Before and After Brexit Weekly Update

Governor Powell was the first FOMC participant to weigh in on the effect of Brexit on the outlook. Other participants’ remarks did not add much beyond what he said. He noted that Brexit added new headwinds and new uncertainties and had resulted in a modest tightening of U.S. financial conditions so far, but that it was too early to judge the macro effects on the U.S. President Mester added that Brexit is a “developing story” and that, while the risks and uncertainty have increased, “it is too early to judge whether conditions in the aftermath of the decision will necessitate a material change in the modal outlook.” President Kaplan echoed this view, noting, “There’s the financial market adjustment, which we see going on for the last few days, and that will eventually be completed.

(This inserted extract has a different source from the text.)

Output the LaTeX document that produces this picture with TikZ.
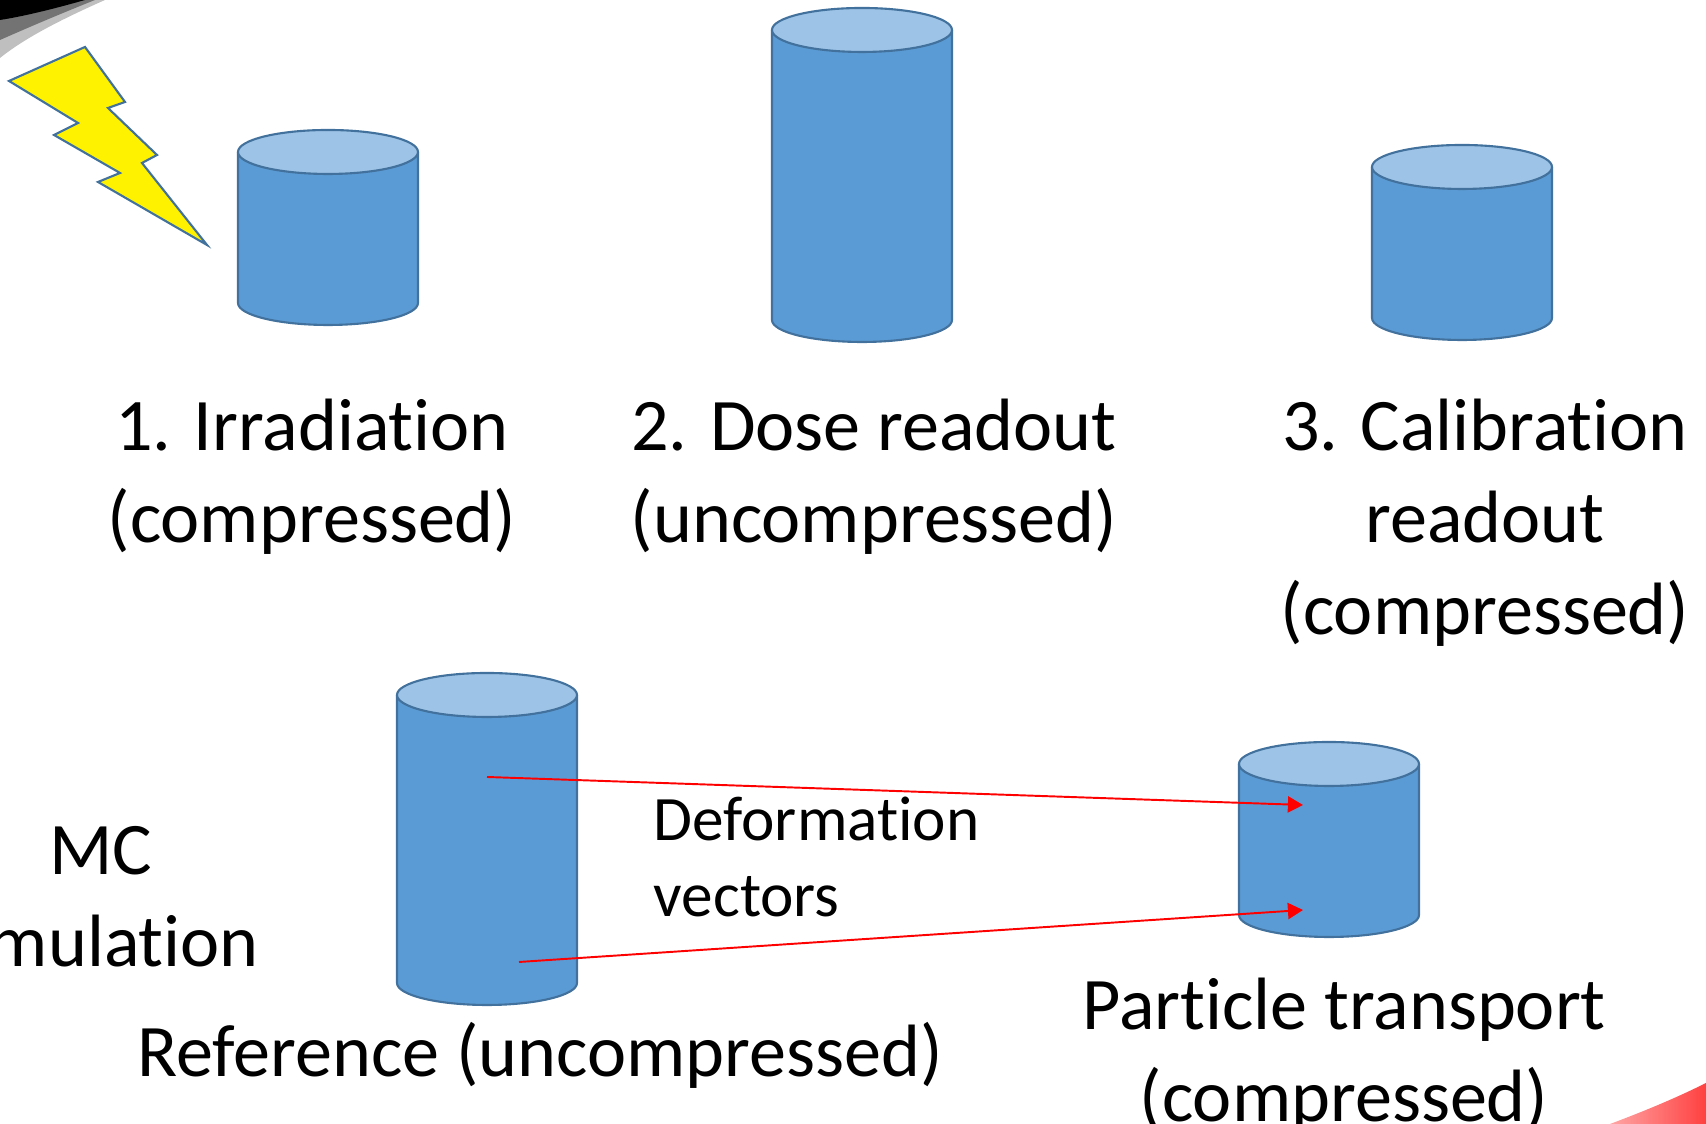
\documentclass[tikz,border=0pt]{standalone}
\usepackage{fontspec}
\setmainfont{Carlito}[Ligatures={NoCommon,NoContextual,NoRare}, Contextuals=NoAlternate]
\usepackage{tikz}
\usetikzlibrary{arrows.meta}
\definecolor{drumblue}{HTML}{5B9BD5}
\definecolor{drumlid}{HTML}{9DC3E6}
\definecolor{drumline}{HTML}{41719C}
\tikzset{
	drum side/.style={fill=drumblue, draw=drumline, line width=0.6pt},
	drum lid/.style={fill=drumlid, draw=drumline, line width=0.6pt},
	label text/.style={inner sep=0, align=center, font=\fontsize{21.1}{26.2}\selectfont},
	small text/.style={inner sep=0, align=left, font=\fontsize{18}{21.6}\selectfont},
	vector/.style={draw=red, line width=0.55pt, -{Triangle[length=4.3pt,width=4.6pt]}}
}
% cylinder: centre x, lid y, bottom y
\def\drum(#1,#2,#3){
	\draw[drum side] (#1-0.9,#2) -- (#1-0.9,#3) arc (180:360:0.9 and 0.22) -- (#1+0.9,#2);
	\draw[drum lid] (#1,#2) ellipse (0.9 and 0.22);
}

\begin{document}
\begin{tikzpicture}
			%%%%% START %%%%%
			\useasboundingbox (0, 0) rectangle (17.06, 11.24);
			\clip (0, 0) rectangle (17.06, 11.24);
			
			% dark swoosh, top left
			\fill[black!25] (0, 11.24) -- (1.05, 11.24) .. controls (0.6, 11.04) and (0.25, 10.86) .. (0, 10.66) -- cycle;
			\fill[black!55] (0, 11.24) -- (0.95, 11.24) .. controls (0.55, 11.08) and (0.25, 10.95) .. (0, 10.84) -- cycle;
			\fill[black] (0, 11.24) -- (0.85, 11.24) .. controls (0.5, 11.14) and (0.2, 11.07) .. (0, 11.04) -- cycle;
			
			% red swoosh, bottom right
			\shade[left color=red!35, right color=red!75] (16.1, 0) .. controls (16.5, 0.15) and (16.8, 0.28) .. (17.06, 0.41) -- (17.06, 0) -- cycle;
			
			% lightning
			\draw[fill=yellow, draw=drumline, line width=0.6pt] (0.09, 10.43) -- (0.85, 10.77) -- (1.25, 10.22) -- (1.08, 10.16) -- (1.57, 9.69) -- (1.42, 9.61) -- (2.07, 8.79) -- (0.98, 9.42) -- (1.20, 9.51) -- (0.54, 9.89) -- (0.78, 10.01) -- cycle;
			
			% the five cylinders
			\drum(3.28, 9.72, 8.21)
			\drum(8.62, 10.94, 8.04)
			\drum(14.62, 9.57, 8.06)
			\drum(4.87, 4.29, 1.41)
			\drum(13.29, 3.60, 2.09)
			
			\node[label text] (irr) at (3.12, 6.47) {1. Irradiation\\(compressed)};
			\node[label text] (dose) at (8.74, 6.47) {2. Dose readout\\(uncompressed)};
			\node[label text] (calib) at (14.85, 6.01) {3. Calibration\\readout\\(compressed)};
			\node[label text] (mc) at (1.01, 2.27) {MC\\simulation};
			\node[label text, anchor=base] (ref) at (5.40, 0.47) {Reference (uncompressed)};
			\node[label text] (trans) at (13.44, 0.685) {Particle transport\\(compressed)};
			\node[small text, anchor=west] (deform) at (6.53, 2.67) {Deformation\\vectors};
			
			% deformation vectors
			\coordinate (ref-up) at (4.87, 3.47);
			\coordinate (ref-low) at (5.19, 1.62);
			\coordinate (pt-up) at (13.03, 3.19);
			\coordinate (pt-low) at (13.03, 2.14);
			\draw[vector] (ref-up) -- (pt-up);
			\draw[vector] (ref-low) -- (pt-low);
			
			%%%%% END %%%%%
\end{tikzpicture}
\end{document}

The second level is what’s the impact on GDP growth in the U.K. and in the EU, and I think the jury is out on that.” Vice Chair Fischer noted that the outlook would be shaped both by the effect of Brexit and other factors: “As we consider the effects of Brexit, we’ve got to put that effect on the U.S. together with what else is going on in the U.S. economy…And probably the other things that are going on are more important for the U.S. outlook…than Brexit all by itself.” Kaplan was perhaps more concerned about spillover effects: “The third issue is—which I’ll be watching but which will take longer, and is in many ways the most significant—is what are the other spillover effects. Is there contagion?” Bullard said that the decline in yields following Brexit probably offset any effect from the small rise in the dollar and that the “verdict so far is that Brexit will not have a big impact on the U.S., possibly zero.”